■ PROVIDED MATERIAL ■

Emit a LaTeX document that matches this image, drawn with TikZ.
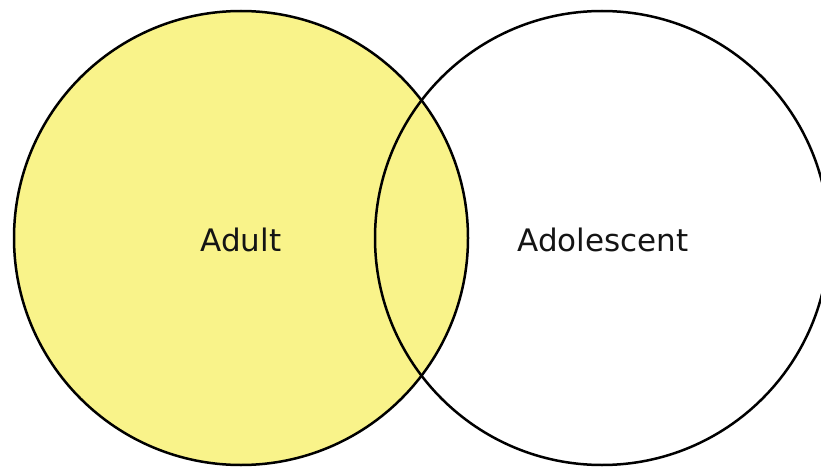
\documentclass[tikz,border=0pt]{standalone}
\usepackage{fontspec}
\setmainfont{DejaVu Sans}
\definecolor{venyellow}{RGB}{249,243,138}
\begin{document}
\begin{tikzpicture}[x=1pt,y=-1pt,
  ring/.style={draw=black,line width=2.5pt},
  lab/.style={font=\fontsize{31}{35}\selectfont,text=black!92}]
\useasboundingbox (0,0) rectangle (821,468);
\begin{scope}
\clip (0,0) rectangle (821,468);
\draw[ring,fill=venyellow] (241,238) circle[radius=227];
\draw[ring] (602,238) circle[radius=227];
\end{scope}
\node[lab] (adult) at (241,240) {Adult};
\node[lab] (adol) at (603,240) {Adolescent};
\end{tikzpicture}
\end{document}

■ PROMPT ■
Retype each line of the listing above word for word. Exclude the pictures.

■ ANSWER FOR THIS EXERCISE ■
Emit a LaTeX document that matches this image, drawn with TikZ.
\documentclass[tikz,border=0pt]{standalone}
\usepackage{fontspec}
\setmainfont{DejaVu Sans}
\definecolor{venyellow}{RGB}{249,243,138}
\begin{document}
\begin{tikzpicture}[x=1pt,y=-1pt,
  ring/.style={draw=black,line width=2.5pt},
  lab/.style={font=\fontsize{31}{35}\selectfont,text=black!92}]
\useasboundingbox (0,0) rectangle (821,468);
\begin{scope}
\clip (0,0) rectangle (821,468);
\draw[ring,fill=venyellow] (241,238) circle[radius=227];
\draw[ring] (602,238) circle[radius=227];
\end{scope}
\node[lab] (adult) at (241,240) {Adult};
\node[lab] (adol) at (603,240) {Adolescent};
\end{tikzpicture}
\end{document}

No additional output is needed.